May 9, 2012
East Asian buyers purchase wheat, soy as prices drop
Due to the recent downward correction in prices and to cover their needs before any rebound due to tight supply, East Asian buyers are aggressively buying grain, particularly corn and soy, both for milling and animal feed use, trading executives and analysts said Tuesday (May 8).
Buyers in South Korea and Taiwan alone purchased close to 400,000 tonnes of grains Tuesday through tenders, and trading executives said deals involving a few hundred thousand tonnes were finalised privately so far this week, in countries such as Indonesia, China and Japan.
Most active July soy futures on the Chicago Board of Trade, which was near a four-year high above US$15/bushel at the end of April, has eased and is now trading around US$14.67/bushel. CBOT July corn and wheat contracts are now trading around US$6.27 and US$6.18/bushel respectively, down from US$6.3425 and US$6.5425/bushel in end-April.
South Korea's wheat buyers were active in both milling and animal feed wheat markets. A consortium of South Korean flour mills purchased a 36,100-tonne cargo of Australian wheat from Cargill for September 1-15 shipment.
The mills purchased a 70:30% blend of Australian Premium White and Australian Noodle Wheat around US$267/tonne, free on board, and Australian Hard grade around US$284/tonne, FOB, traders said.
Separately South Korean flour mills also bought two US wheat cargoes of 23,000 tonnes each from Mitsui and United Grain, respectively, taking total purchases to more than 82,000 tonnes.
In the deal with Mitsui, US Soft White grade with 9.5% and 8.5% protein, Hard Red Winter grade with 11.5% protein and Northern Spring grade with 14% protein at US$247.14/tonne, US$256.34/tonne and US$321.81/tonne, free-on-board, for shipment between July 20 and August 20.
South Korea's Major Feed mill Group purchased two cargoes totalling 112,000 tonnes optional origin feed wheat around US$272.30/tonne, basis cost and freight.
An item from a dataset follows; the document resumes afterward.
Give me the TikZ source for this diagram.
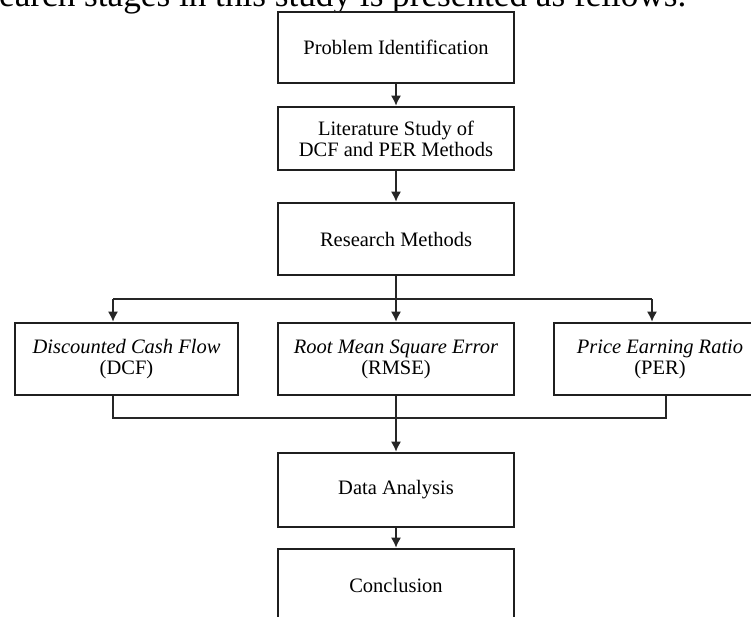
\documentclass[tikz,border=0pt]{standalone}
\usepackage{fontspec}
\setmainfont{Liberation Serif}
\usetikzlibrary{arrows.meta}
\begin{document}
\begin{tikzpicture}[x=1pt,y=-1pt,
  stepbox/.style={draw=black!88, line width=2.8pt, fill=white, align=center, inner sep=0pt,
     font=\fontsize{20.5}{21}\selectfont},
  conn/.style={draw=black!85, line width=1.1pt},
  arr/.style={conn, -{Latex[length=10pt,width=10pt]}}]
\useasboundingbox (0,0) rectangle (751,617);
\clip (0,0) rectangle (751,617);
\node[anchor=base west, inner sep=0pt, font=\fontsize{35.2}{36}\selectfont] (intro) at (-1,7) {earch stages in this study is presented as fellows.};
\node[stepbox, minimum width=236pt, minimum height=71pt] (b1) at (396,47.5) {Problem Identification};
\node[stepbox, minimum width=236pt, minimum height=63pt] (b2) at (396,138.5) {Literature Study of\\DCF and PER Methods};
\node[stepbox, minimum width=236pt, minimum height=72pt] (b3) at (396,239) {Research Methods};
\node[stepbox, minimum width=223pt, minimum height=72pt] (dcf) at (126.5,359) {\textit{Discounted Cash Flow}\\(DCF)};
\node[stepbox, minimum width=236pt, minimum height=72pt] (rmse) at (396,359) {\textit{Root Mean Square Error}\\(RMSE)};
\node[stepbox, minimum width=212pt, minimum height=72pt] (per) at (660,359) {\textit{Price Earning Ratio}\\(PER)};
\node[stepbox, minimum width=236pt, minimum height=74pt] (data) at (396,490) {Data Analysis};
\node[stepbox, minimum width=236pt, minimum height=72pt] (concl) at (396,585) {Conclusion};
\coordinate (la) at (113,299);
\coordinate (ra) at (652,299);
\coordinate (lb) at (113,418);
\coordinate (rb) at (666,418);
\draw[arr] (b1) -- (b2);
\draw[arr] (b2) -- (b3);
\draw[arr] (b3) -- (rmse);
\draw[conn] (la) -- (ra);
\draw[arr] (la) -- (la |- dcf.north);
\draw[arr] (ra) -- (ra |- per.north);
\draw[conn] (dcf.south -| lb) -- (lb) -- (rb) -- (per.south -| rb);
\draw[arr] (rmse) -- (data);
\draw[arr] (data) -- (concl);
\end{tikzpicture}
\end{document}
It purchased one cargo from Cargill for arrival by September 10 and another from Mitsubishi for arrival by September 15, traders said.
Last week, South Korea's Feed Leaders Committee had purchased 55,000 tonnes optional origin feed wheat from Concordia at US$274.26/tonne, C&F, for arrival by September 25.
"Global wheat supply is ample but prices can still be driven up by corn and soy," said a trader in Seoul.
"The major expansion in US corn plantings is at the mercy of weather and even if the output shows a big rise, the incremental demand from China will neutralise part of the gains," said an executive with a Singapore-based commodities brokerage.
A large part of the US soy crop that will be harvested in August has already been booked by importers due to the South American drought, he said.
The Kaohsiung and Taichung branches of Taiwan's Breakfast Soy Procurement Association, both separately purchased a 60,000-tonne Brazilian soy cargo each from Marubeni and Concordia respectively for shipment between June 26 and July 10.
They bought the cargo at a US$3.333-a-bushel and US$3.2521/bushel premium over the CBOT November soy futures contract, C&F.
Importers are making purchasing benchmarked on CBOT November futures even though the shipment will be in June-July because the contract is trading around a US$1.13/bushel discount to the July contract. The November contract represents US new crop soy, which are now being planted and will then be available for export.
South Korea's MFG bought 60,000 tonnes South American soymeal from Glencore around US$524/tonne, C&F, for September 10 arrival.
Friday, Glencore had sold 55,000 tonnes South American soymeal to South Korea's largest feed miller, Nonghyup Feed Inc., around US$527/tonne.